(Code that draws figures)
==*==

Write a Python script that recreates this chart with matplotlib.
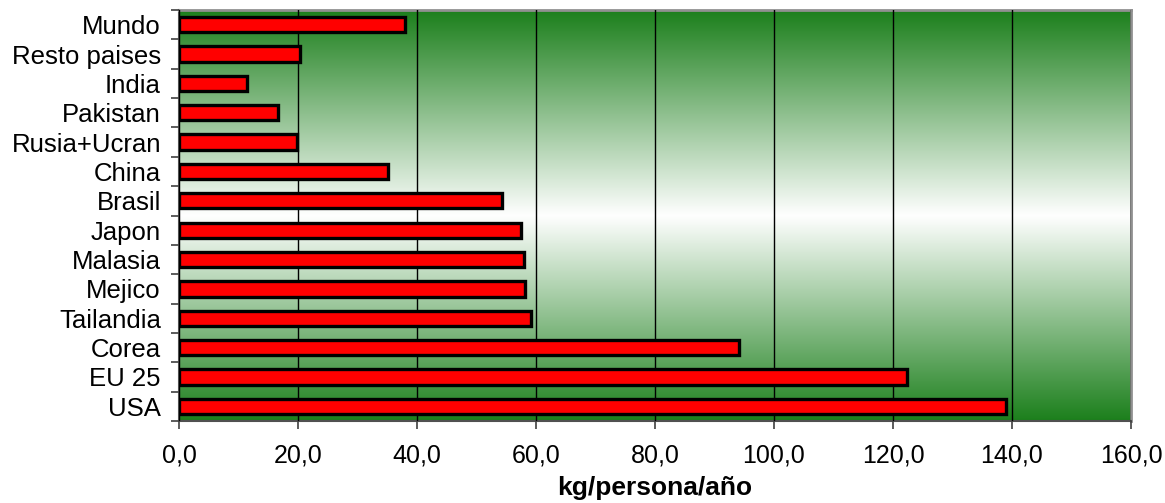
import numpy as np
import matplotlib
matplotlib.use("Agg")
import matplotlib.pyplot as plt
from matplotlib.colors import LinearSegmentedColormap
from matplotlib.ticker import FixedLocator, FuncFormatter

plt.rcParams['font.family'] = ['Liberation Sans', 'DejaVu Sans']

categories = ["Mundo", "Resto paises", "India", "Pakistan", "Rusia+Ucran", "China",
              "Brasil", "Japon", "Malasia", "Mejico", "Tailandia", "Corea", "EU 25", "USA"]
values = [38.0, 20.3, 11.4, 16.7, 19.8, 35.1, 54.3, 57.5, 57.9, 58.1, 59.2, 94.2, 122.3, 139.0]
xticks = [0, 20, 40, 60, 80, 100, 120, 140, 160]
xlabel = "kg/persona/año"

fig = plt.figure(figsize=(11.65, 5.03), dpi=100)
ax = fig.add_axes([179/1165, 1 - 421/503, (1131 - 179)/1165, (421 - 10)/503])

# background gradient: green at top/bottom, white in middle
green = (0.11, 0.50, 0.11)
cmap = LinearSegmentedColormap.from_list("g", [green, (1, 1, 1), green])
grad = np.linspace(0, 1, 256).reshape(-1, 1)
ax.imshow(grad, cmap=cmap, aspect='auto', extent=[0, 1, 0, 1],
          transform=ax.transAxes, zorder=0, interpolation='bilinear')

n = len(categories)
ypos = np.arange(n)
ax.barh(ypos, values, height=0.52, color='#ff0000', edgecolor='black',
        linewidth=2.4, zorder=3)

ax.set_xlim(0, 160)
ax.set_ylim(n - 0.5, -0.5)

ax.set_xticks(xticks)
ax.xaxis.set_major_formatter(FuncFormatter(lambda v, p: f"{v:.1f}".replace('.', ',')))
ax.grid(axis='x', color='black', linewidth=1.0, zorder=1)
ax.set_axisbelow(False)
for gl in ax.get_xgridlines():
    gl.set_zorder(1)

ax.set_yticks(ypos)
ax.set_yticklabels(categories)
ax.yaxis.set_minor_locator(FixedLocator(np.arange(-0.5, n, 1.0)))
ax.tick_params(axis='y', which='major', length=0, pad=13, labelsize=18.5)
ax.tick_params(axis='y', which='minor', length=6, width=1.2, color='#404040', direction='out')
ax.tick_params(axis='x', which='major', length=6, width=1.2, color='#404040',
               direction='out', pad=10, labelsize=18)

for s in ['top', 'right']:
    ax.spines[s].set_color('#909090')
    ax.spines[s].set_linewidth(2.0)
for s in ['left', 'bottom']:
    ax.spines[s].set_color('#505050')
    ax.spines[s].set_linewidth(1.5)

ax.set_xlabel(xlabel, fontsize=19, fontweight='bold', labelpad=6)

fig.savefig("out.png", dpi=100)
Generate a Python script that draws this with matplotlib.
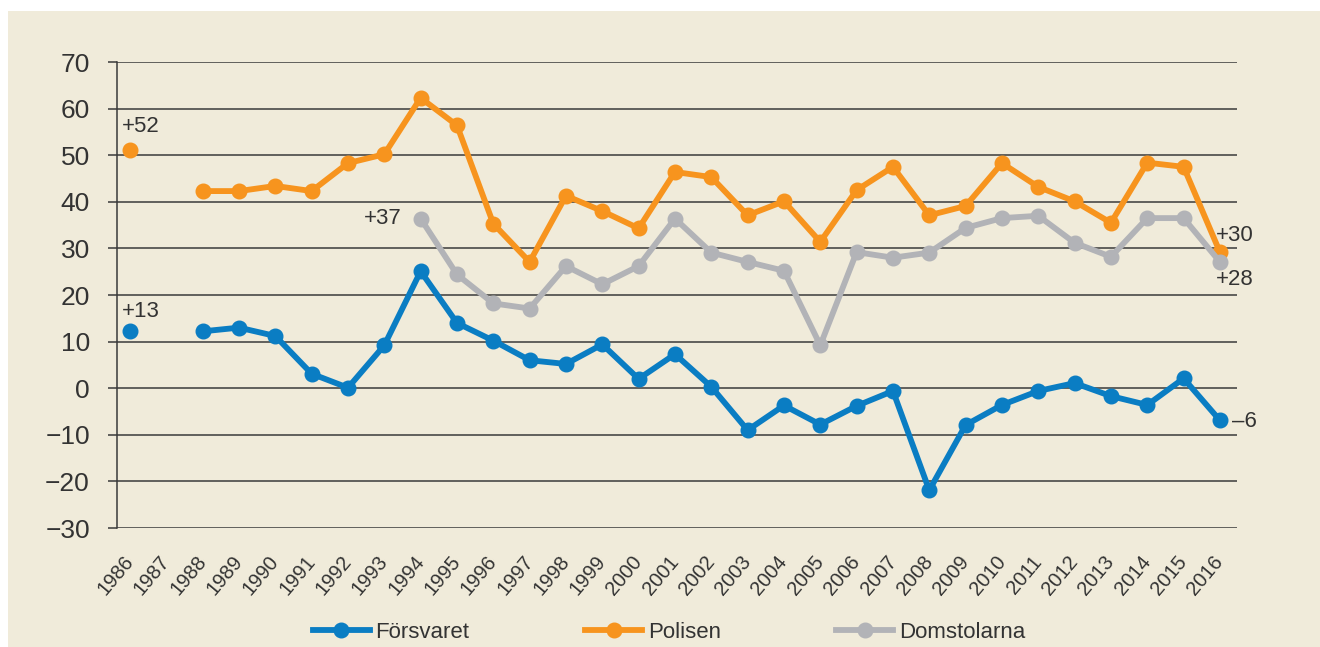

==*==

**Task goal**
Leave out the pictures and copy everything else in the records word for word.

**Correct result**
Write a Python script that recreates this chart with matplotlib.
import numpy as np
import matplotlib
matplotlib.use("Agg")
import matplotlib.pyplot as plt
from matplotlib.colors import LinearSegmentedColormap
from matplotlib.ticker import FixedLocator, FuncFormatter

plt.rcParams['font.family'] = ['Liberation Sans', 'DejaVu Sans']

categories = ["Mundo", "Resto paises", "India", "Pakistan", "Rusia+Ucran", "China",
              "Brasil", "Japon", "Malasia", "Mejico", "Tailandia", "Corea", "EU 25", "USA"]
values = [38.0, 20.3, 11.4, 16.7, 19.8, 35.1, 54.3, 57.5, 57.9, 58.1, 59.2, 94.2, 122.3, 139.0]
xticks = [0, 20, 40, 60, 80, 100, 120, 140, 160]
xlabel = "kg/persona/año"

fig = plt.figure(figsize=(11.65, 5.03), dpi=100)
ax = fig.add_axes([179/1165, 1 - 421/503, (1131 - 179)/1165, (421 - 10)/503])

# background gradient: green at top/bottom, white in middle
green = (0.11, 0.50, 0.11)
cmap = LinearSegmentedColormap.from_list("g", [green, (1, 1, 1), green])
grad = np.linspace(0, 1, 256).reshape(-1, 1)
ax.imshow(grad, cmap=cmap, aspect='auto', extent=[0, 1, 0, 1],
          transform=ax.transAxes, zorder=0, interpolation='bilinear')

n = len(categories)
ypos = np.arange(n)
ax.barh(ypos, values, height=0.52, color='#ff0000', edgecolor='black',
        linewidth=2.4, zorder=3)

ax.set_xlim(0, 160)
ax.set_ylim(n - 0.5, -0.5)

ax.set_xticks(xticks)
ax.xaxis.set_major_formatter(FuncFormatter(lambda v, p: f"{v:.1f}".replace('.', ',')))
ax.grid(axis='x', color='black', linewidth=1.0, zorder=1)
ax.set_axisbelow(False)
for gl in ax.get_xgridlines():
    gl.set_zorder(1)

ax.set_yticks(ypos)
ax.set_yticklabels(categories)
ax.yaxis.set_minor_locator(FixedLocator(np.arange(-0.5, n, 1.0)))
ax.tick_params(axis='y', which='major', length=0, pad=13, labelsize=18.5)
ax.tick_params(axis='y', which='minor', length=6, width=1.2, color='#404040', direction='out')
ax.tick_params(axis='x', which='major', length=6, width=1.2, color='#404040',
               direction='out', pad=10, labelsize=18)

for s in ['top', 'right']:
    ax.spines[s].set_color('#909090')
    ax.spines[s].set_linewidth(2.0)
for s in ['left', 'bottom']:
    ax.spines[s].set_color('#505050')
    ax.spines[s].set_linewidth(1.5)

ax.set_xlabel(xlabel, fontsize=19, fontweight='bold', labelpad=6)

fig.savefig("out.png", dpi=100)
Generate a Python script that draws this with matplotlib.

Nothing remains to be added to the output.